Omit the pictures and print exactly the lines of the listing below, starting at the first and ending at the line containing "(0,0) rectangle (445,541);".

- [Information shown]
----
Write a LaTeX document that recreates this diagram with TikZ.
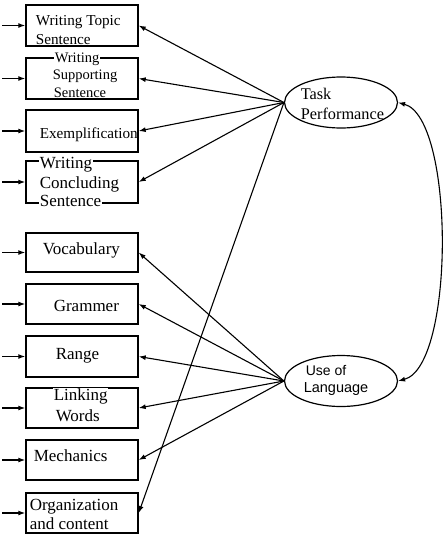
\documentclass[tikz,border=0pt]{standalone}
\usepackage{fontspec}
\setmainfont{Liberation Serif}
\newfontfamily\labelsans{Liberation Sans}
\usetikzlibrary{arrows.meta,shapes.geometric}
\begin{document}
\begin{tikzpicture}[x=1pt,y=-1pt,
  box/.style={draw, line width=1.4pt, minimum width=112pt, inner sep=0pt},
  latent/.style={draw, ellipse, line width=1.2pt, minimum width=113pt, minimum height=51pt, inner sep=0pt},
  lbl/.style={anchor=base west, inner sep=0.6pt, font=\fontsize{17}{19}\selectfont},
  lblmid/.style={lbl, font=\fontsize{15.2}{17}\selectfont},
  lblsm/.style={lbl, font=\fontsize{14.5}{16}\selectfont},
  cut/.style={fill=white},
  load/.style={-{Latex[length=7pt,width=5pt]}, line width=1.1pt},
  err/.style={-{Latex[length=7pt,width=5pt]}, line width=1.3pt}
]
\useasboundingbox (0,0) rectangle (445,541);

% observed indicators
\node[box, minimum height=41pt] (b1)  at (82,25.5)  {};
\node[box, minimum height=41pt] (b2)  at (82,78.5)  {};
\node[box, minimum height=42pt] (b3)  at (82,131)   {};
\node[box, minimum height=42pt] (b4)  at (82,182)   {};
\node[box, minimum height=39pt] (b5)  at (82,252.5) {};
\node[box, minimum height=40pt] (b6)  at (82,304)   {};
\node[box, minimum height=41pt] (b7)  at (82,356.5) {};
\node[box, minimum height=40pt] (b8)  at (82,408)   {};
\node[box, minimum height=40pt] (b9)  at (82,460)   {};
\node[box, minimum height=40pt] (b10) at (82,513)   {};

% indicator labels
\node[lblmid] (t1a) at (35,25) {Writing Topic};
\node[lblmid] (t1b) at (35,44) {Sentence};
\node[lblsm,cut] (t2a) at (54,62) {Writing};
\node[lblsm,cut] (t2b) at (52,79) {Supporting};
\node[lblsm,cut] (t2c) at (53,97) {Sentence};
\node[lblmid] (t3) at (39,138) {Exemplification};
\node[lbl,cut] (t4a) at (39,168) {Writing};
\node[lbl] (t4b) at (39,188) {Concluding};
\node[lbl,cut] (t4c) at (39,206) {Sentence};
\node[lbl] (t5) at (42,254) {Vocabulary};
\node[lbl] (t6) at (53,311) {Grammer};
\node[lbl] (t7) at (55,359) {Range};
\node[lbl,cut] (t8a) at (53,400) {Linking};
\node[lbl] (t8b) at (55,421) {Words};
\node[lbl] (t9) at (33,461) {Mechanics};
\node[lbl] (t10a) at (29,510) {Organization};
\node[lbl] (t10b) at (29,529) {and content};

% latent factors
\node[latent] (tp) at (341,102.5) {};
\node[lbl, font=\fontsize{16.3}{18}\selectfont] (tpa) at (300,99) {Task};
\node[lbl, font=\fontsize{16.3}{18}\selectfont] (tpb) at (300,119) {Performance};
\node[latent] (ul) at (341,381) {};
\node[lbl, font=\labelsans\fontsize{14}{16}\selectfont] (ula) at (305,375) {Use of};
\node[lbl, font=\labelsans\fontsize{14.5}{16}\selectfont] (ulb) at (303,392) {Language};

% error terms
\foreach \b in {b1,b2,b3,b4,b5,b6,b7,b8,b9,b10}
  \draw[err] (\b.west) ++(-23,0) coordinate (e\b) -- (\b.west);

% loadings of Task Performance
\foreach \b in {b1,b2,b3,b4,b10}
  \draw[load] (tp.west) -- (\b.east);

% loadings of Use of Language
\foreach \b in {b5,b6,b7,b8,b9}
  \draw[load] (ul.west) -- (\b.east);

% factor covariance
\draw[{Latex[length=7pt,width=5pt]}-{Latex[length=7pt,width=5pt]}, line width=1.1pt]
  (tp.east) .. controls (455,118) and (455,366) .. (ul.east);
\end{tikzpicture}
\end{document}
----
- [Correct output]
Write a LaTeX document that recreates this diagram with TikZ.
\documentclass[tikz,border=0pt]{standalone}
\usepackage{fontspec}
\setmainfont{Liberation Serif}
\newfontfamily\labelsans{Liberation Sans}
\usetikzlibrary{arrows.meta,shapes.geometric}
\begin{document}
\begin{tikzpicture}[x=1pt,y=-1pt,
  box/.style={draw, line width=1.4pt, minimum width=112pt, inner sep=0pt},
  latent/.style={draw, ellipse, line width=1.2pt, minimum width=113pt, minimum height=51pt, inner sep=0pt},
  lbl/.style={anchor=base west, inner sep=0.6pt, font=\fontsize{17}{19}\selectfont},
  lblmid/.style={lbl, font=\fontsize{15.2}{17}\selectfont},
  lblsm/.style={lbl, font=\fontsize{14.5}{16}\selectfont},
  cut/.style={fill=white},
  load/.style={-{Latex[length=7pt,width=5pt]}, line width=1.1pt},
  err/.style={-{Latex[length=7pt,width=5pt]}, line width=1.3pt}
]
\useasboundingbox (0,0) rectangle (445,541);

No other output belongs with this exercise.